🔥 HOOK
China hasn’t aimed this low since the early 1990s — and for the first time in years, Beijing appears to be lowering its economic ambitions openly, not hiding behind optimistic targets.
📰 CONTEXT
At China’s annual National People’s Congress in March 2026, Beijing set its GDP growth target at 4.5–5% — the most modest on record outside 2020. Four consecutive years of deflation, a battered property sector, weak consumer confidence, and the ongoing fallout from US tariffs all forced the scale-back. The world’s second-largest economy is in a managed deceleration.
📊 KEY DATA
- 2026 GDP target: 4.5–5% (vs. “around 5%” in prior years — lowest on record)
- Special treasury bonds planned: ¥1.3 trillion (~$188.5 billion)
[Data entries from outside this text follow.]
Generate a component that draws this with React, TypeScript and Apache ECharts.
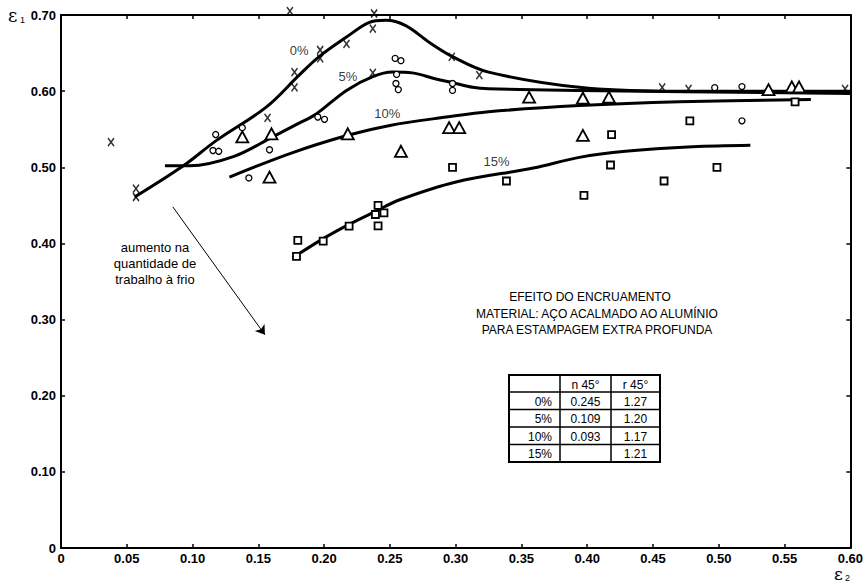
import { useEffect, useRef } from 'react';
import * as echarts from 'echarts';

// ---- data (ε2, ε1) ----
const crosses0: number[][] = [
  [0.038, 0.533], [0.057, 0.472], [0.057, 0.461], [0.174, 0.705], [0.1775, 0.625],
  [0.1775, 0.605], [0.157, 0.565], [0.197, 0.654], [0.197, 0.643], [0.217, 0.662],
  [0.238, 0.702], [0.237, 0.682], [0.237, 0.624], [0.297, 0.645], [0.318, 0.621],
  [0.457, 0.605], [0.477, 0.603], [0.596, 0.603],
];
const circles5: number[][] = [
  [0.1176, 0.543], [0.1155, 0.522], [0.1199, 0.521], [0.1378, 0.552], [0.1585, 0.523],
  [0.1428, 0.486], [0.254, 0.643], [0.2584, 0.64], [0.2551, 0.622], [0.2546, 0.61],
  [0.2564, 0.602], [0.1952, 0.566], [0.2003, 0.563], [0.2976, 0.61], [0.2976, 0.601],
  [0.4969, 0.6046], [0.5176, 0.606], [0.5176, 0.561],
];
const triangles10: number[][] = [
  [0.1378, 0.54], [0.16, 0.544], [0.1585, 0.487], [0.218, 0.544], [0.2584, 0.521],
  [0.295, 0.552], [0.3027, 0.552], [0.3558, 0.592], [0.3967, 0.591], [0.4165, 0.592],
  [0.3967, 0.542], [0.5378, 0.602], [0.5555, 0.6055], [0.561, 0.6055],
];
const squares15: number[][] = [
  [0.2976, 0.5], [0.3386, 0.482], [0.4185, 0.543], [0.4177, 0.503], [0.3975, 0.463],
  [0.4584, 0.482], [0.4986, 0.5], [0.478, 0.561], [0.558, 0.586], [0.241, 0.45],
  [0.239, 0.438], [0.2455, 0.44], [0.241, 0.423], [0.219, 0.4226], [0.1993, 0.403],
  [0.18, 0.404], [0.179, 0.383],
];

const curve0: number[][] = [
  [0.056, 0.461], [0.093, 0.502], [0.118, 0.535], [0.156, 0.579], [0.181, 0.621],
  [0.196, 0.645], [0.217, 0.671], [0.234, 0.69], [0.247, 0.693], [0.262, 0.686],
  [0.28, 0.664], [0.298, 0.645], [0.325, 0.625], [0.394, 0.605], [0.46, 0.6], [0.6, 0.6],
];
const curve5: number[][] = [
  [0.079, 0.502], [0.098, 0.502], [0.131, 0.514], [0.161, 0.54], [0.181, 0.558],
  [0.194, 0.57], [0.217, 0.601], [0.237, 0.619], [0.252, 0.625], [0.267, 0.624],
  [0.285, 0.616], [0.298, 0.611], [0.313, 0.605], [0.325, 0.603], [0.394, 0.601], [0.6, 0.597],
];
const curve10: number[][] = [
  [0.128, 0.487], [0.174, 0.518], [0.218, 0.542], [0.25, 0.555], [0.293, 0.566],
  [0.325, 0.573], [0.394, 0.581], [0.47, 0.586], [0.57, 0.589],
];
const curve15: number[][] = [
  [0.176, 0.381], [0.199, 0.406], [0.219, 0.425], [0.239, 0.442], [0.257, 0.457],
  [0.301, 0.481], [0.359, 0.499], [0.394, 0.513], [0.429, 0.521], [0.48, 0.527], [0.524, 0.529],
];

const curveLabels = [
  { name: '0%', value: [0.181, 0.654] },
  { name: '5%', value: [0.218, 0.619] },
  { name: '10%', value: [0.248, 0.571] },
  { name: '15%', value: [0.331, 0.507] },
];
const arrowFrom = [0.085, 0.448];
const arrowTo = [0.155, 0.28];

const noteLines = ['aumento na', 'quantidade de', 'trabalho à frio'];
const titleLines = [
  'EFEITO DO ENCRUAMENTO',
  'MATERIAL: AÇO ACALMADO AO ALUMÍNIO',
  'PARA ESTAMPAGEM EXTRA PROFUNDA',
];
const tableHeader = ['', 'n 45°', 'r 45°'];
const tableRows = [
  ['0%', '0.245', '1.27'],
  ['5%', '0.109', '1.20'],
  ['10%', '0.093', '1.17'],
  ['15%', '', '1.21'],
];

const FONT = '"Liberation Sans", Arial, sans-serif';
const NARROW = '"Liberation Sans Narrow", "Liberation Sans", Arial, sans-serif';

function fmt(v: number) {
  return v === 0 ? '0' : v.toFixed(2);
}

function buildTable() {
  const colX = [509, 560, 611, 660];
  const rowY = [375, 392, 409.5, 427, 444.5, 462];
  const children: any[] = [];
  children.push({
    type: 'rect',
    shape: { x: colX[0], y: rowY[0], width: colX[3] - colX[0], height: rowY[5] - rowY[0] },
    style: { fill: '#fff', stroke: '#000', lineWidth: 2 },
  });
  for (let i = 1; i < 3; i++) {
    children.push({
      type: 'line',
      shape: { x1: colX[i], y1: rowY[0], x2: colX[i], y2: rowY[5] },
      style: { stroke: '#000', lineWidth: 1.5 },
    });
  }
  for (let j = 1; j < 5; j++) {
    children.push({
      type: 'line',
      shape: { x1: colX[0], y1: rowY[j], x2: colX[3], y2: rowY[j] },
      style: { stroke: '#000', lineWidth: 1.5 },
    });
  }
  const rows = [tableHeader, ...tableRows];
  rows.forEach((r, j) => {
    const cy = (rowY[j] + rowY[j + 1]) / 2 + 1;
    r.forEach((t, i) => {
      if (!t) return;
      const isFirst = i === 0;
      children.push({
        type: 'text',
        x: isFirst ? colX[1] - 8 : (colX[i] + colX[i + 1]) / 2,
        y: cy,
        style: {
          text: t,
          fill: '#000',
          font: `12px ${FONT}`,
          textAlign: isFirst ? 'right' : 'center',
          textVerticalAlign: 'middle',
        },
      });
    });
  });
  return { type: 'group', children };
}

export default function App() {
  const ref = useRef<HTMLDivElement>(null);
  useEffect(() => {
    const chart = echarts.init(ref.current!, null, { renderer: 'svg' });
    const axisLine = { show: true, onZero: false, lineStyle: { color: '#000', width: 2 } };
    const axisTick = { show: true, inside: true, length: 4, lineStyle: { color: '#000', width: 1.5 } };
    const lineSeries = (data: number[][]) => ({
      type: 'line',
      data,
      smooth: 0.35,
      symbol: 'none',
      lineStyle: { color: '#000', width: 3 },
      z: 2,
    });
    const option: any = {
      animation: false,
      backgroundColor: '#fff',
      grid: { left: 61, right: 14, top: 15, bottom: 36 },
      xAxis: [
        {
          type: 'value', min: 0, max: 0.6, interval: 0.05, position: 'bottom',
          axisLine, axisTick, splitLine: { show: false },
          axisLabel: { formatter: fmt, color: '#000', fontWeight: 'bold', fontSize: 13, fontFamily: NARROW, margin: 4 },
        },
        {
          type: 'value', min: 0, max: 0.6, interval: 0.05, position: 'top',
          axisLine, axisTick, splitLine: { show: false }, axisLabel: { show: false },
        },
      ],
      yAxis: [
        {
          type: 'value', min: 0, max: 0.7, interval: 0.1, position: 'left',
          axisLine, axisTick, splitLine: { show: false },
          axisLabel: { formatter: fmt, color: '#000', fontWeight: 'bold', fontSize: 13, fontFamily: NARROW, margin: 5 },
        },
        {
          type: 'value', min: 0, max: 0.7, interval: 0.1, position: 'right',
          axisLine, axisTick, splitLine: { show: false }, axisLabel: { show: false },
        },
      ],
      series: [
        lineSeries(curve0),
        lineSeries(curve5),
        lineSeries(curve10),
        lineSeries(curve15),
        {
          type: 'scatter', data: crosses0, clip: false, z: 3,
          symbol: 'path://M0 0L8 10M8 0L0 10', symbolSize: [6, 8],
          itemStyle: { color: 'transparent', borderColor: '#000', borderWidth: 1.6 },
        },
        {
          type: 'scatter', data: circles5, z: 3, symbol: 'circle', symbolSize: 6,
          itemStyle: { color: '#fff', borderColor: '#000', borderWidth: 1.3, opacity: 1 },
        },
        {
          type: 'scatter', data: triangles10, z: 3, symbol: 'triangle', symbolSize: [12, 11],
          itemStyle: { color: '#fff', borderColor: '#000', borderWidth: 1.8, opacity: 1 },
        },
        {
          type: 'scatter', data: squares15, z: 3, symbol: 'rect', symbolSize: 7,
          itemStyle: { color: '#fff', borderColor: '#000', borderWidth: 1.8, opacity: 1 },
        },
        {
          type: 'scatter', data: curveLabels, z: 4, symbolSize: 1,
          itemStyle: { color: 'transparent' },
          label: {
            show: true, position: 'inside', formatter: '{b}', color: '#000',
            fontSize: 13, fontFamily: FONT,
          },
          markLine: {
            silent: true,
            symbol: ['none', 'arrow'],
            symbolSize: 9,
            label: { show: false },
            lineStyle: { color: '#000', width: 1, type: 'solid' },
            data: [[{ coord: arrowFrom }, { coord: arrowTo }]],
          },
        },
      ],
      graphic: [
        {
          type: 'text', x: 8, y: 15,
          style: { text: 'ε', fill: '#000', font: '18px "DejaVu Serif", serif', textVerticalAlign: 'middle' },
        },
        {
          type: 'text', x: 20, y: 20,
          style: { text: '1', fill: '#000', font: `9px ${FONT}`, textVerticalAlign: 'middle' },
        },
        {
          type: 'text', x: 834, y: 574,
          style: { text: 'ε', fill: '#000', font: '17px "DejaVu Serif", serif', textVerticalAlign: 'middle' },
        },
        {
          type: 'text', x: 845, y: 578,
          style: { text: '2', fill: '#000', font: `9px ${FONT}`, textVerticalAlign: 'middle' },
        },
        ...noteLines.map((t, i) => ({
          type: 'text', x: 155, y: 247 + i * 16,
          style: { text: t, fill: '#000', font: `13px ${FONT}`, textAlign: 'center', textVerticalAlign: 'middle' },
        })),
        ...titleLines.map((t, i) => ({
          type: 'text', x: i === 0 ? 590 : 597, y: 297 + i * 16.5,
          style: { text: t, fill: '#000', font: `12px ${FONT}`, textAlign: 'center', textVerticalAlign: 'middle' },
        })),
        buildTable(),
      ],
    };
    chart.setOption(option);
    return () => chart.dispose();
  }, []);
  return (
    <div
      ref={ref}
      style={{ position: 'fixed', left: 0, top: 0, width: 866, height: 584, background: '#fff' }}
    />
  );
}
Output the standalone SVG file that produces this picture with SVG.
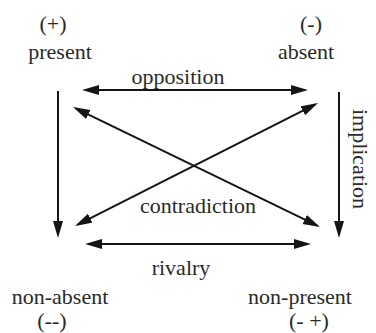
<svg xmlns="http://www.w3.org/2000/svg" width="376" height="333" viewBox="0 0 376 333">
<style>
text{font-size:22px;fill:#2a2a2a;text-anchor:middle}
.c{stroke:#151515;stroke-width:2;fill:none}
</style>
<defs>
<marker id="ah" markerUnits="userSpaceOnUse" markerWidth="18" markerHeight="11" refX="14" refY="5" orient="auto-start-reverse">
<path d="M0,0 L17,5 L0,10 Z" fill="#151515"/>
</marker>
</defs>
<rect width="376" height="333" fill="#fff"/>
<g font-family="Liberation Serif, Times New Roman, serif">
<g id="present"><text x="53" y="31">(+)</text><text x="60" y="59">present</text></g>
<g id="absent"><text x="311" y="31">(-)</text><text x="306" y="59">absent</text></g>
<g id="non-absent"><text x="60" y="304">non-absent</text><text x="52" y="328">(--)</text></g>
<g id="non-present"><text x="300" y="304">non-present</text><text x="309" y="328">(- +)</text></g>
<g id="connectors">
<line class="c" x1="85" y1="90" x2="305" y2="90" marker-start="url(#ah)" marker-end="url(#ah)"/>
<line class="c" x1="88" y1="244" x2="308" y2="244" marker-start="url(#ah)" marker-end="url(#ah)"/>
<line class="c" x1="58" y1="91" x2="58" y2="235" marker-end="url(#ah)"/>
<line class="c" x1="339" y1="92" x2="339" y2="235" marker-end="url(#ah)"/>
<line class="c" x1="75.7" y1="108.3" x2="317.3" y2="225.7" marker-start="url(#ah)" marker-end="url(#ah)"/>
<line class="c" x1="77.7" y1="224.6" x2="315.3" y2="104.4" marker-start="url(#ah)" marker-end="url(#ah)"/>
<text x="178" y="84">opposition</text>
<text x="198" y="213">contradiction</text>
<text x="181" y="275">rivalry</text>
<text transform="translate(353,159) rotate(90)">implication</text>
</g>
</g>
</svg>
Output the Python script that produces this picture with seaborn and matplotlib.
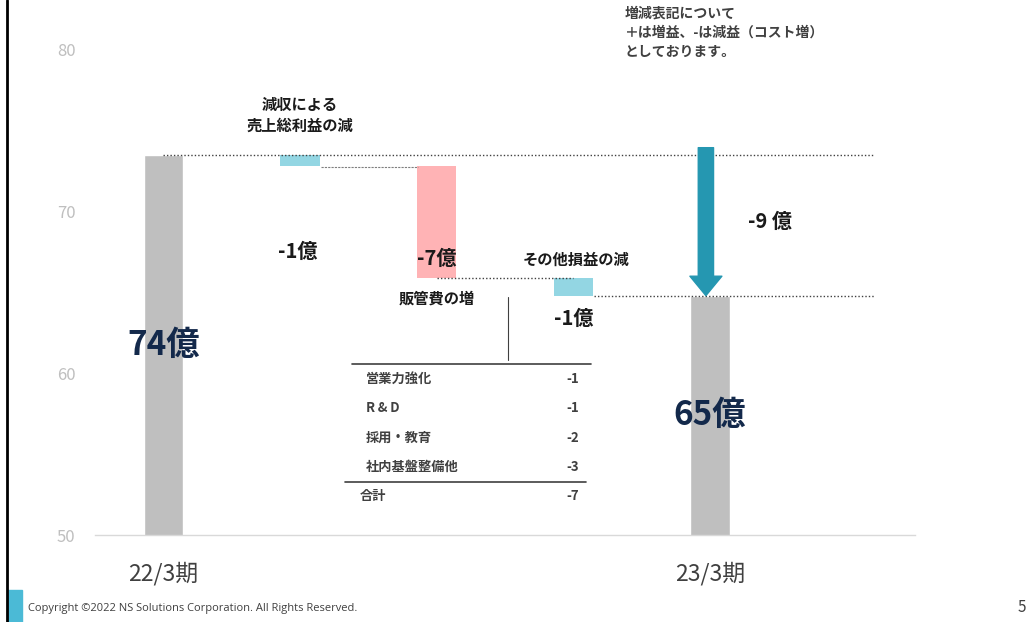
import numpy as np
import pandas as pd
import matplotlib.pyplot as plt
import seaborn as sns
from matplotlib.lines import Line2D
from matplotlib.patches import Rectangle

# data
categories = ["22/3期", "売上総利益", "販管費", "その他損益", "23/3期"]
start_value = 73.5
deltas = [-0.7, -6.9, -1.1]
delta_labels = ["-1億", "-7億", "-1億"]
total_labels = ["74億", "65億"]
step_names = ["減収による\n売上総利益の減", "販管費の増", "その他損益の減"]
table_items = ["営業力強化", "R\u2009&\u2009D", "採用・教育", "社内基盤整備他"]
table_values = ["-1", "-1", "-2", "-3"]
table_total = ("合計", "-7")
total_change_label = "-9 億"
note = "増減表記について\n＋は増益、-は減益（コスト増）\nとしております。"

sns.set_theme(style="white")
plt.rcParams['font.family'] = ['Noto Sans CJK JP', 'DejaVu Sans']

end_value = start_value + sum(deltas)
levels = np.concatenate([[start_value], start_value + np.cumsum(deltas)])

fig = plt.figure(figsize=(10.32, 6.22), dpi=100)
ax = fig.add_axes([95 / 1032, 87 / 622, 820 / 1032, 517.5 / 622])

# totals with seaborn
df = pd.DataFrame({"cat": [categories[0], categories[-1]],
                   "val": [start_value, end_value]})
sns.barplot(data=df, x="cat", y="val", order=categories, color="#bfbfbf",
            saturation=1, width=0.29, ax=ax)

# floating delta bars
delta_colors = ["#93d6e3", "#ffb3b5", "#93d6e3"]
for i, d in enumerate(deltas):
    ax.bar(i + 1, d, bottom=levels[i], width=0.29, color=delta_colors[i],
           edgecolor="none", zorder=2)

ax.set_xlim(-0.5, 5.5)
ax.set_ylim(50, 82)
ax.set_yticks([50, 60, 70, 80])
ax.set_xticks([0, 4])
ax.set_xticklabels([categories[0], categories[-1]])
ax.set_xlabel("")
ax.set_ylabel("")
ax.tick_params(axis="y", length=0, labelsize=12, labelcolor="#bfbfbf", pad=14)
ax.tick_params(axis="x", length=0, labelsize=16.5, labelcolor="#404040", pad=19)
for s in ["top", "right", "left"]:
    ax.spines[s].set_visible(False)
ax.spines["bottom"].set_color("#d9d9d9")
ax.spines["bottom"].set_linewidth(1)

# connector / reference lines
dot = dict(color="#404040", linestyle=(0, (1, 1.5)), linewidth=1, zorder=3)
ax.plot([0, 5.2], [start_value, start_value], **dot)
ax.plot([1.15, 1.86], [levels[1] - 0.05, levels[1] - 0.05], color="#7f7f7f",
        linestyle=(0, (2, 1)), linewidth=0.8, zorder=3)
ax.plot([2.0, 3.0], [levels[2], levels[2]], **dot)
ax.plot([3.15, 5.2], [end_value, end_value], **dot)

# total change arrow
ax.annotate("", xy=(3.97, end_value), xytext=(3.97, start_value + 0.45),
            arrowprops=dict(arrowstyle="simple,head_length=14,head_width=23,tail_width=11",
                            mutation_scale=1, color="#2597b1", shrinkA=0, shrinkB=0),
            zorder=4)
ax.text(4.44, 69.36, total_change_label, ha="center", va="center",
        fontsize=14.5, fontweight="bold", color="#1a1a1a")

# value labels
ax.text(0, 61.75, total_labels[0], ha="center", va="center", fontsize=24,
        fontweight="bold", color="#13294b", zorder=5)
ax.text(4, 57.4, total_labels[1], ha="center", va="center", fontsize=24,
        fontweight="bold", color="#13294b", zorder=5)
delta_label_pos = [(0.985, 67.56), (2.0, 67.13), (3.0, 63.4)]
for (x, y), lab in zip(delta_label_pos, delta_labels):
    ax.text(x, y, lab, ha="center", va="center", fontsize=14.5,
            fontweight="bold", color="#1a1a1a", zorder=5)
name_pos = [(1.0, 75.97), (2.0, 64.6), (3.02, 67.0)]
for (x, y), lab in zip(name_pos, step_names):
    ax.text(x, y, lab, ha="center", va="center", fontsize=11,
            fontweight="bold", color="#1a1a1a", linespacing=1.35)

# breakdown table
ax.plot([2.52, 2.52], [60.8, 64.7], color="#404040", linewidth=0.8)
ax.plot([1.38, 3.13], [60.55, 60.55], color="#404040", linewidth=1.2)
row_y = [59.65, 57.85, 56.0, 54.2]
for y, lab, val in zip(row_y, table_items, table_values):
    ax.text(1.48, y, lab, ha="left", va="center", fontsize=9.5,
            fontweight="bold", color="#404040")
    ax.text(3.04, y, val, ha="right", va="center", fontsize=9.5,
            fontweight="bold", color="#404040")
ax.plot([1.33, 3.09], [53.3, 53.3], color="#404040", linewidth=1.2)
ax.text(1.44, 52.4, table_total[0], ha="left", va="center", fontsize=9.5,
        fontweight="bold", color="#404040")
ax.text(3.04, 52.4, table_total[1], ha="right", va="center", fontsize=9.5,
        fontweight="bold", color="#404040")

# slide furniture
fig.text(625 / 1032, 1 - 7 / 622, note, ha="left", va="top", fontsize=10,
         fontweight="bold", color="#404040", linespacing=1.45)
fig.add_artist(Line2D([7 / 1032, 7 / 1032], [0, 1], color="black", linewidth=2))
fig.add_artist(Rectangle((8 / 1032, 0), 14 / 1032, 32 / 622, color="#4bbad6",
                         transform=fig.transFigure))
fig.text(28 / 1032, 1 - 608 / 622, "Copyright ©2022 NS Solutions Corporation. All Rights Reserved.",
         ha="left", va="center", fontsize=8, color="#404040", family=["Open Sans", "DejaVu Sans"])
fig.text(1022 / 1032, 1 - 608 / 622, "5", ha="center", va="center", fontsize=11,
         color="#404040")

fig.savefig("out.png", dpi=100)
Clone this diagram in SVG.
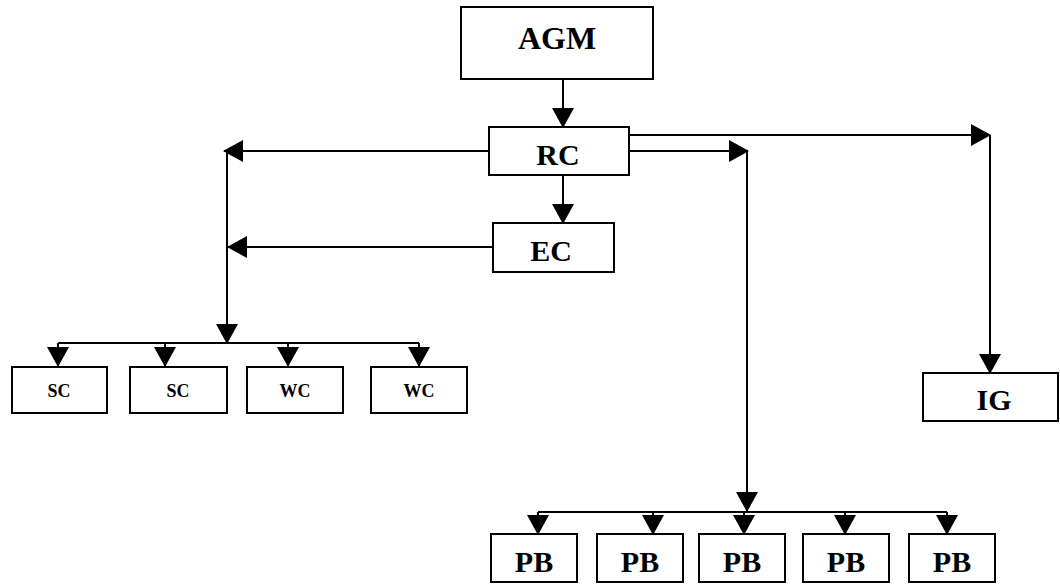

- Consumer goods trade-in fund: ¥250 billion (cut from ¥300 billion in 2025)
🌍 GLOBAL RIPPLE
Weaker Chinese demand weighs on commodity exporters — from Australia’s iron ore to Brazil’s soybeans. Deflation exported from China keeps consumer goods prices low globally, but thin factory margins are discouraging new investment across Southeast Asian supply chains and complicating the region’s growth story.
👁 WHAT TO WATCH
China’s Q1 2026 GDP data, expected mid-April. If growth prints below 4.5%, expect fresh stimulus signals and potential yuan depreciation pressure — with knock-on effects for Asian currencies and EM bonds.
🎙 EXPERT TAKE
Goldman Sachs projects China’s economy will grow 4.8% in 2026, partly driven by a surge in exports, but warns that domestic demand remains the pivotal vulnerability. The firm notes that policy space is deliberately being preserved for 2027–2030. (Source: Goldman Sachs Global Economics Research, April 2026)
💡 BOTTOM LINE
A deflationary China exporting cheap goods into a tariff-heavy world is an entirely new stress test for global trade — and the downstream effects are only beginning to be felt.